The fact is, I really couldn’t possibly care less what some religious extremists think or say, even when it’s about me (collectively speaking, not personally). I mean, if they want to say things that make them sound like raving lunatics, I say, go for it! None of my business, nor any concern to me.

But when they try and force their religion on everyone else, when they try to make laws to impose their weird religious beliefs onto everyone, well, then we have a problem. And I will fight them. And I will mock them, belittle them, and call them out for being the bigots that they so clearly are. The way to understand the boundary is that, as my mother so often put it, they have the right to swing their fist as far and as fast and as hard as they want, but their rights end when their fist connects with then end of my nose.

We see this in the radical right’s new obsession, their crusade to enshrine their bigotry in law through laws they claim merely protect “religious freedom”. They’re lying, of course, but sometimes it’s more blatant than other times. In every case, their fist is hitting my nose.

In Oklahoma, hardly a bastion of free thinking or modern thought generally, a Republican (of course) state legislator hates the very idea of loving same-gender couples marrying, so he proposed a bill to end ALL state marriage licenses, turning that over to, of course, clergy. Because what could possibly be wrong with respecting an establishment of religion? (Hint: the US Constitution).

The Republican nincompoop said, “Marriage was historically a religious covenant first and a government-recognized contract second,” though, obviously, he has NO idea what he’s talking about: It was the exact opposite of what he claimed. Marriage was about securing property rights, including legitimate inheritance, among other things. Religion was only sometimes, and in some cultures, an only sometimes relevant thing. And, in any case, SO WHAT?! We’ve all moved on, even if certain dimwit non-entities in state politics haven’t yet moved into the seventh century.

But, that’s all splitting hairs—admittedly, knowable, verifiable facts, but we won’t get in to that. There’s also this:
“[Atheists] don’t have a spiritual basis for a marriage and don’t want to have a clergy member or a priest or someone involved in the spiritual aspect, then they can file an affidavit of common-law marriage.”
Um, just no. NO government unit, federal, state or local, gets to make a religious test necessary to receive some public good, in this case, recognition of marriage. The extreme religious bigotry that the Republican clearly has for the non-religious is beside the point: NO government can favour religion over non-religion, end of story.
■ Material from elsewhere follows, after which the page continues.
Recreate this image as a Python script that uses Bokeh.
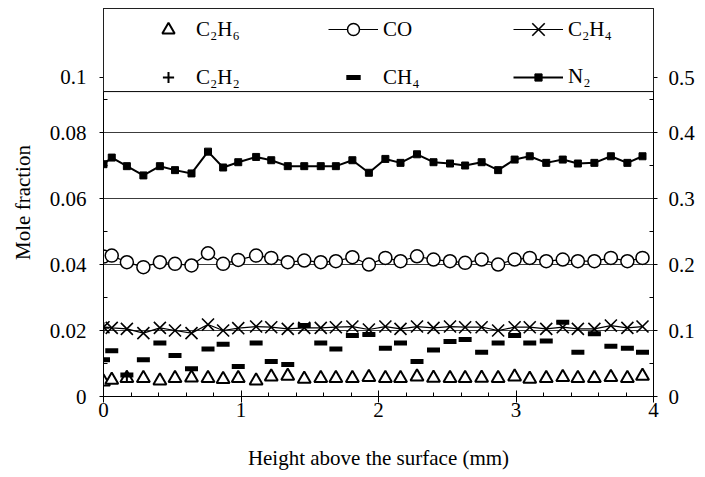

It turns out that there’s actually a good and correct way to fight this nonsense: Make the bigots own their bigotry.

A Democratic Oklahoma state representative proposed a simple amendment to a bill allowing anti-gay discrimination for those involved in what one might call the wedding-support industries. The amendment (PDF available online) says simply:
Any person not wanting to participate in any of the activities set forth in subsection A of this section based on sexual orientation, gender identity or race of either party to the marriage shall post notice of such refusal in a manner clearly visible to the public in all places of business, including websites. The notice may refer to the person’s religious beliefs, but shall state specifically which couples the business does not serve by referring to a refusal based upon sexual orientation, gender identity or race.
This is actually a completely reasonable proposal: If a business insists on the right to use their supposed religious views to justify discrimination against couples seeking to marry, then they ought to own that and proclaim it publicly so that all potential customers can know what/who they’re dealing with. Most rational people wouldn’t do business with someone who feels the need to discriminate against a minority, so shouldn’t such customers have the right to know of the bigotry of a business before they even begin talks?
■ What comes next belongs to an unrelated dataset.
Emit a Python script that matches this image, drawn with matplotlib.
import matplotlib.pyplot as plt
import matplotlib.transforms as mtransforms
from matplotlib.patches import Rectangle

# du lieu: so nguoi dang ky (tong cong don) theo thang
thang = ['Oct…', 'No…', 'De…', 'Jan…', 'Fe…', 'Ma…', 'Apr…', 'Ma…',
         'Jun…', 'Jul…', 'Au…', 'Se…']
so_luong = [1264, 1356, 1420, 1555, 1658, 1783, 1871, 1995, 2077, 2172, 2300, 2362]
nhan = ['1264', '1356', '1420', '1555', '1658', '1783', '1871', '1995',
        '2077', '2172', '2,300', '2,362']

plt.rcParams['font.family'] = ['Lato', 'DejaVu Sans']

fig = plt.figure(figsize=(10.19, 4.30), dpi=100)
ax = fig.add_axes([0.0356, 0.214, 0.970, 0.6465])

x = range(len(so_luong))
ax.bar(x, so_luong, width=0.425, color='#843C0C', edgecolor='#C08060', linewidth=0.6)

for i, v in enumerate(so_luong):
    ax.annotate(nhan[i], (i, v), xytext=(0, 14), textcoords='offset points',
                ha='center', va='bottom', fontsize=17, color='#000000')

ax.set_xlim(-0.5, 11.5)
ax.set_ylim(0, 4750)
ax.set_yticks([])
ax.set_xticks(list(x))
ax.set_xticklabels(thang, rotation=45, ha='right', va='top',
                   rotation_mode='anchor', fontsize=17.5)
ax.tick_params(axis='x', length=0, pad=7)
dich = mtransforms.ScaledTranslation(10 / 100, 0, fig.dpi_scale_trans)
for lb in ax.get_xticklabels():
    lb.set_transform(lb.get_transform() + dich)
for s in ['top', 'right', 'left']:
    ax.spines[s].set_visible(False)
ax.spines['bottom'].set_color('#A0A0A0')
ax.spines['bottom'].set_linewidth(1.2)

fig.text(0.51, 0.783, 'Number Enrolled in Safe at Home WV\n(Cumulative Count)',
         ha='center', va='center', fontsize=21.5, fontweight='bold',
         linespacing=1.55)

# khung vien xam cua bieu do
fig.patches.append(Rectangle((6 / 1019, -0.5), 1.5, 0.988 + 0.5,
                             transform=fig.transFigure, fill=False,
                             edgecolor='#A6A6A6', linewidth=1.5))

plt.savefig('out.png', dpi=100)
Personally, I think that this wording should be included in all these “religious liberty” bills the radical right will propose in state legislatures throughout the USA. If they really, truly believe that their god calls upon them to hate some people, then surely they would be willing to publicly proclaim that for all the world to see, right? Otherwise, why claim they need a special exemption from standard civil rights laws in the first place?
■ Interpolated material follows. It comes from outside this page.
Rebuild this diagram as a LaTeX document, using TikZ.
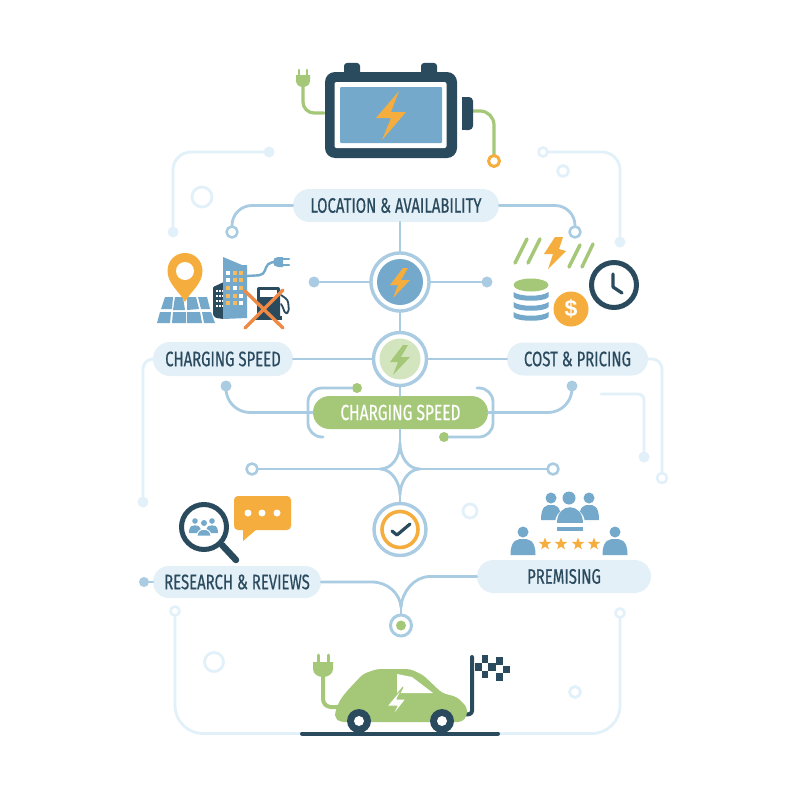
\documentclass[tikz,border=0pt]{standalone}
\usepackage{fontspec}
\usetikzlibrary{shapes.misc,shapes.geometric,calc}
\newfontfamily\labfont[FakeStretch=0.71,FakeBold=0.5]{Fira Sans}
\newfontfamily\dolfont{Liberation Sans}
\definecolor{inkc}{HTML}{2A4A5E}
\definecolor{pillc}{HTML}{E3F0F8}
\definecolor{linec}{HTML}{A9CCE3}
\definecolor{palec}{HTML}{E2F1F9}
\definecolor{bluec}{HTML}{74A9CC}
\definecolor{greenc}{HTML}{A5C878}
\definecolor{orangec}{HTML}{F5AE3D}
\definecolor{xc}{HTML}{EE8A45}
\definecolor{softg}{HTML}{D3E5BE}
\tikzset{
  pill/.style={rounded rectangle,fill=pillc,text=inkc,font=\labfont\fontsize{21}{21}\selectfont,inner sep=0pt},
  gpill/.style={pill,fill=greenc,text=white},
  wire/.style={draw=linec,line width=2.8pt,rounded corners=#1},
  wire/.default=16pt,
  faint/.style={draw=palec,line width=2.8pt,rounded corners=#1},
  faint/.default=18pt,
  dotn/.style={circle,fill=#1,inner sep=0pt,minimum size=11pt},
  ringn/.style={circle,draw=#1,fill=white,line width=2.6pt,inner sep=0pt,minimum size=10pt},
  decor/.style={circle,draw=palec,line width=2.8pt,inner sep=0pt},
  hub/.style={circle,draw=linec,fill=white,line width=3.4pt,inner sep=0pt},
  starn/.style={star,star points=5,star point ratio=2.4,fill=orangec,inner sep=0pt,minimum size=13pt},
}
\newcommand{\person}[5]{% x, head y, head r, half width, bottom
  \fill[bluec] (#1,#2) circle (#3pt);
  \fill[bluec] (#1-#4,#5) .. controls (#1-#4,#2+#3+1.5) and (#1-#4*0.4,#2+#3+1.5) .. (#1,#2+#3+1.5) .. controls (#1+#4*0.4,#2+#3+1.5) and (#1+#4,#2+#3+1.5) .. (#1+#4,#5) -- cycle;
}
\begin{document}
\begin{tikzpicture}[x=1pt,y=-1pt,line cap=round,line join=round]
\useasboundingbox (0,0) rectangle (800,800);
\fill[white] (0,0) rectangle (800,800);

% ---------- nodes of the network
\node[pill,minimum width=206pt,minimum height=33pt] (loc) at (396,205.5) {LOCATION \& AVAILABILITY};
\node[pill,minimum width=140pt,minimum height=34pt] (spd) at (223,359) {CHARGING SPEED};
\node[pill,minimum width=141pt,minimum height=33pt] (cost) at (577.5,359) {COST \& PRICING};
\node[gpill,minimum width=175pt,minimum height=33pt,font=\labfont\fontsize{21.8}{21.8}\selectfont] (gp) at (400.5,412.5) {CHARGING SPEED};
\node[pill,minimum width=168pt,minimum height=32pt] (res) at (237,582) {RESEARCH \& REVIEWS};
\node[pill,minimum width=174pt,minimum height=33pt] (pre) at (564,576.5) {PREMISING};
\node[hub,minimum size=58pt] (c1) at (400,282) {};
\node[hub,minimum size=53pt] (c2) at (400,359) {};
\node[hub,minimum size=52pt] (c3) at (400,529.5) {};
\node[hub,minimum size=21pt,line width=3pt] (c4) at (401,625.5) {};
\coordinate (xa) at (400,443);
\coordinate (xb) at (400,495);
\coordinate (xl) at (380,469);
\coordinate (xr) at (420,469);
\coordinate (xm) at (401,607);

% ---------- faint outer wires
\node[dotn=palec] (pa) at (269,152) {};
\node[dotn=palec] (pb) at (173,232) {};
\node[ringn=palec,minimum size=9pt] (pc) at (543,152) {};
\node[dotn=palec] (pd) at (620,242) {};
\node[dotn=palec] (pe) at (143,502) {};
\node[ringn=palec,minimum size=10pt] (pf) at (662,478) {};
\coordinate (pg) at (601,394);
\node[dotn=palec] (ph) at (644,457) {};
\node[ringn=palec,minimum size=9pt] (pi) at (175,611) {};
\node[ringn=palec,minimum size=9pt] (pj) at (620,613) {};
\coordinate (rdl) at (302,733.5);
\coordinate (rdr) at (498,733.5);
\draw[faint] (pa) -| (pb);
\draw[faint] (pc) -| (pd);
\draw[faint=10pt] (spd.west) -| (pe);
\draw[faint=10pt] (cost.east) -| (pf);
\draw[faint=6pt] (pg) -| (ph);
\draw[faint=28pt] (pi) |- (rdl);
\draw[faint=28pt] (pj) |- (rdr);
\node[decor,minimum size=20pt] at (202,197) {};
\node[decor,minimum size=11pt] at (563,171) {};
\node[decor,minimum size=14pt] at (470,511) {};
\node[decor,minimum size=19pt] at (214,662) {};
\node[decor,minimum size=11pt] at (575,692) {};

% ---------- blue wires
\node[ringn=linec,minimum size=11pt] (la) at (232,232) {};
\node[ringn=linec,minimum size=11pt] (lb) at (575,232) {};
\draw[wire=20pt] (loc.west) -| (la);
\draw[wire=20pt] (loc.east) -| (lb);
\draw[wire] (loc.south -| c1) -- (c1.north);
\node[dotn=linec] (da) at (314,282) {};
\node[dotn=linec] (db) at (487,282) {};
\draw[wire] (da) -- (c1);
\draw[wire] (db) -- (c1);
\draw[wire] (c1.south) -- (c2.north);
\draw[wire] (spd.east) -- (c2.west);
\draw[wire] (cost.west) -- (c2.east);
\draw[wire] (c2.south) -- (gp.north -| c2);
\node[dotn=linec] (dc) at (226,386) {};
\node[dotn=linec] (dd) at (572,386) {};
\draw[wire=24pt] (gp.west) -| (dc);
\draw[wire=24pt] (gp.east) -| (dd);
\node[dotn=greenc,minimum size=10pt] (ga) at (357,388) {};
\node[dotn=greenc,minimum size=10pt] (gb) at (444,437) {};
\coordinate (ba) at (323,437);
\coordinate (bb) at (477,388);
\draw[wire=14pt] (ga) -- (308,388) -- (308,437) -- (ba);
\draw[wire=14pt] (bb) -- (493,388) -- (493,437) -- (gb);
\draw[wire] (gp.south -| c2) -- (xa);
\node[ringn=linec,minimum size=11pt] (lc) at (252,469) {};
\node[ringn=linec,minimum size=11pt] (ld) at (553,469) {};
\draw[wire] (lc) -- (xl);
\draw[wire] (ld) -- (xr);
\draw[draw=linec,line width=2.8pt] (xa) .. controls (400,457) and (408,469) .. (xr) .. controls (408,469) and (400,483) .. (xb)
  .. controls (400,483) and (392,469) .. (xl) .. controls (392,469) and (400,457) .. (xa);
\draw[wire] (xb) -- (c3.north);
\node[dotn=linec,minimum size=10pt] (de) at (144,582) {};
\draw[wire] (de) -- (res.west);
\draw[draw=linec,line width=2.8pt] (res.east) -- (372,582) .. controls (388,582) and (400,594) .. (xm);
\draw[draw=linec,line width=2.8pt] (pre.west) -- (430,576.5) .. controls (414,576.5) and (402,592) .. (xm);
\draw[wire] (xm) -- (c4.north);
\fill[greenc] (c4) circle (5pt);

% ---------- hub contents
\fill[bluec] (c1) circle (23pt);
\fill[orangec] (403,268) -- (390,285) -- (398,285) -- (393,298) -- (410,280) -- (401,280) -- (408,268) -- cycle;
\fill[softg] (c2) circle (20.5pt);
\fill[greenc] (403,345) -- (390,362) -- (398,362) -- (393,375) -- (410,357) -- (401,357) -- (408,345) -- cycle;
\draw[orangec,line width=3.6pt] (c3) circle (18pt);
\draw[inkc,line width=3.2pt] (392,531) -- (397,535) -- (410,524);

% ---------- battery
\draw[greenc,line width=3.2pt,rounded corners=11pt] (324,113) -- (303,113) -- (303,85);
\fill[greenc] (296,75) -- (310,75) -- (310,81) .. controls (310,85) and (306,87) .. (303,87) .. controls (300,87) and (296,85) .. (296,81) -- cycle;
\draw[greenc,line width=2.4pt] (299,76) -- (299,70) (307,76) -- (307,70);
\draw[greenc,line width=3.2pt,rounded corners=14pt] (473,111) -- (494,111) -- (494,157);
\node[ringn=orangec,line width=3pt,minimum size=11pt] (bo) at (494,161) {};
\fill[inkc,rounded corners=3pt] (344,80) -- (344,63) -- (360,63) -- (360,80) -- cycle;
\fill[inkc,rounded corners=3pt] (421,80) -- (421,63) -- (437,63) -- (437,80) -- cycle;
\fill[inkc,rounded corners=4pt] (462,97) -- (473,97) -- (473,130) -- (462,130) -- cycle;
\fill[inkc] (462,97) rectangle (467,130);
\fill[inkc,rounded corners=10pt] (325,72) rectangle (457,158);
\fill[white,rounded corners=2pt] (334.5,82) rectangle (446.5,148);
\fill[bluec,rounded corners=1pt] (340,87) rectangle (442,143);
\fill[orangec] (399,91) -- (376,118) -- (391,118) -- (382,140) -- (406,112) -- (391,112) -- cycle;

% ---------- map, buildings, pump
\fill[bluec] (165,297) -- (173,297) -- (172,309) -- (161,309) -- cycle;
\fill[bluec] (160,312) -- (171,312) -- (170,323) -- (157,323) -- cycle;
\fill[bluec] (175,297) -- (183,297) -- (185,310) -- (173,310) -- cycle;
\fill[bluec] (173,312) -- (186,312) -- (186,323) -- (172,323) -- cycle;
\fill[bluec] (187,310) -- (187,297) -- (196,297) -- (199,309) -- cycle;
\fill[bluec] (187,312) -- (200,312) -- (202,323) -- (187,323) -- cycle;
\fill[bluec] (198,297) -- (207,297) -- (210,309) -- (201,309) -- cycle;
\fill[bluec] (202,312) -- (211,312) -- (215,323) -- (204,323) -- cycle;
\fill[orangec] (185,302) .. controls (180,292) and (167.5,284) .. (167.5,271) .. controls (167.5,261) and (175,253) .. (185,253) .. controls (195,253) and (202.5,261) .. (202.5,271) .. controls (202.5,284) and (190,292) .. (185,302) -- cycle;
\fill[white] (185,271) circle (9pt);
\draw[bluec,line width=2.4pt,rounded corners=5pt] (247,276) -- (264,275) -- (267,263) -- (275,262);
\fill[bluec] (283,257) -- (283,267) -- (278,267) .. controls (275,267) and (273,265) .. (273,262) .. controls (273,259) and (275,257) .. (278,257) -- cycle;
\draw[bluec,line width=2.2pt] (283,259) -- (289,259) (283,265) -- (289,265);
\fill[inkc,rounded corners=1pt] (213,287) -- (224,282) -- (224,319) -- (216,318) -- (213,315) -- cycle;
\foreach \yy in {290,295,300,305}{\foreach \xx in {216,219,222}{\fill[white] (\xx,\yy) rectangle (\xx+2,\yy+2.4);}}
\fill[bluec] (223,257) -- (242,265) -- (247,265) -- (247,318) -- (223,319) -- cycle;
\foreach \yy/\aa/\bb/\cc in {271/white/orangec/orangec,278/white/orangec/orangec,285.5/orangec/white/orangec,293.5/orangec/orangec/white,300.5/orangec/orangec/white}{
  \fill[\aa!85!white] (226,\yy) rectangle (230,\yy+4);
  \fill[\bb!85!white] (233,\yy) rectangle (237,\yy+4);
  \fill[\cc!85!white] (239,\yy) rectangle (243,\yy+4);
}
\fill[inkc,rounded corners=2pt] (257,287) rectangle (280,319);
\fill[white] (260,290) rectangle (277,297);
\fill[inkc] (255,316) rectangle (282,320);
\draw[inkc,line width=1.8pt,rounded corners=3pt] (281,295) -- (288,300) -- (289,312) -- (285,314) -- (283,307) -- (281,304);
\draw[xc,line width=3.4pt] (245,291) -- (283,328) (283,290) -- (245,328);

% ---------- cost icons
\draw[greenc,line width=3.4pt] (515,263) -- (527,239) (528,263) -- (540,239) (569,267) -- (580,245) (582,267) -- (593,244);
\fill[orangec] (555,237) -- (563,237) -- (559,249) -- (566,251) -- (548,269) -- (553,254) -- (544,254) -- cycle;
\draw[inkc,line width=5pt] (614,285) circle (22.5pt);
\draw[inkc,line width=3.2pt] (613,274) -- (613,287) -- (622,293);
\foreach \yy in {292,302,312}{
  \fill[bluec] (513.5,\yy) .. controls (520,\yy+5) and (542,\yy+5) .. (548.5,\yy) -- (548.5,\yy+5) .. controls (545,\yy+10) and (517,\yy+10) .. (513.5,\yy+5) -- cycle;
}
\fill[greenc] (531,285) ellipse (17.5pt and 6.5pt);
\node[circle,fill=orangec,text=white,minimum size=35pt,inner sep=0pt,font=\dolfont\bfseries\fontsize{23}{23}\selectfont] (coin) at (571,309) {\$};

% ---------- research icons
\fill[orangec,rounded corners=4pt] (234,496) -- (291,496) -- (291,530) -- (234,530) -- cycle;
\fill[orangec] (243,528) -- (243,541) -- (257,529) -- cycle;
\foreach \xx in {248,262,277}{\fill[white] (\xx,513) circle (3.5pt);}
\draw[inkc,line width=6.5pt] (222,545) -- (236,560);
\fill[white] (204,527) circle (22pt);
\draw[inkc,line width=5pt] (204,527) circle (22.5pt);
\person{195}{521}{2.8}{6}{533}
\person{212}{521}{2.8}{6}{533}
\draw[white,line width=1pt,fill=bluec] (197,536) .. controls (197,527) and (211,527) .. (211,536) -- cycle;
\fill[bluec] (204,523) circle (3pt);

% ---------- premising icons
\person{551}{498}{5.5}{10}{520}
\person{589}{498}{5.5}{10}{520}
\fill[white] (569,498) circle (8pt);
\fill[white] (555,524) .. controls (555,503) and (585,503) .. (585,524) -- cycle;
\fill[bluec] (569,498) circle (6.5pt);
\fill[bluec] (557,523) .. controls (557,502) and (583,502) .. (583,523) -- cycle;
\fill[bluec] (557,527) rectangle (583,531);
\person{523}{532}{5.5}{12.5}{555}
\person{615}{532}{5.5}{12.5}{555}
\foreach \xx in {545,561,578,594}{\node[starn] at (\xx,544) {};}

% ---------- car
\draw[greenc,line width=4pt,rounded corners=8pt] (323,675) -- (323,707) -- (342,707);
\fill[greenc] (313,662) -- (333,662) -- (333,669) .. controls (333,674) and (328,677) .. (323,677) .. controls (318,677) and (313,674) .. (313,669) -- cycle;
\draw[greenc,line width=3pt] (318,663) -- (318,655) (328,663) -- (328,655);
\draw[inkc,line width=4pt,rounded corners=3pt] (465,714.5) -- (472,714) -- (472,657);
\fill[greenc,rounded corners=4pt] (335,712) -- (340,700) -- (347,691) -- (363,674) -- (377,669) -- (410,669) -- (423,675) -- (442,693) -- (457,697) -- (467,707) -- (467,716) -- (462,722) -- (340,722) -- (335,718) -- cycle;
\fill[white] (397,674) -- (412,677) -- (433,693) -- (397,693) -- cycle;
\filldraw[fill=white,draw=greenc,line width=1pt] (403,687) -- (387,706) -- (397,706) -- (391,718) -- (406,699) -- (397,699) -- cycle;
\fill[inkc] (359,721) circle (12pt) (442,721) circle (12pt);
\fill[white] (359,721) circle (5pt) (442,721) circle (5pt);
\foreach \xa/\ya/\xb/\yb in {482/655/488/663,496/657/503/665,475/663/482/671,488/663/496/671,503/666/510/673,482/671/488/678,496/673/503/681}{
  \fill[inkc] (\xa,\ya) rectangle (\xb,\yb);
}
\draw[inkc,line width=4pt] (rdl) -- (rdr);
\end{tikzpicture}
\end{document}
The Republican state rep is a colossal idiot. The Democratic representative proposes a reasonable thing. While that might be a common (though certainly not universal) thing, the fight between the forces of oppression and resistance is an ongoing battle.

Every single day. No wonder I ignore them so much.

It's worth noting that the most of Oklahoma's anti-gay bills have been defeated. So far.


rogerogreen said...

I'm REALLY ambivalent about this. White people didn't want black people to sit at Woolworths lunch counters in North Carolina in the 1960s, yet they did, and the nation, in general, is better off for that.

rogerogreen said...

like this stuff: http://www.theroot.com/articles/news/2015/03/la_transit_ceo_would_love_fewer_black_bus_drivers_to_put_white_passengers.html

Arthur Schenck (AmeriNZ) said...

Oh, I absolutely oppose "religious freedom" bills, and I think they're disgusting and should be stopped. But amending them to force bigots to embrace and publicly reveal their bigotry is ONE way of making it crystal clear that these bills have nothing whatsoever to do with religion OR freedom, but are only about enshrining bigotry in law. Sunshine is the best disinfectant, and when the bigotry behind these bills is revealed, then the support of all but the truly bigoted falls away.

Arthur Schenck (AmeriNZ) said...

Ignorance and prejudice never go away, but at least it's more likely to be revealed these days. Sadly, in too many places, that's as far as it goes.

rogerogreen said...

Still dunno. Seeing signs that say "We reserve to not serve black people because of our religiously-held beliefs" is SO retro.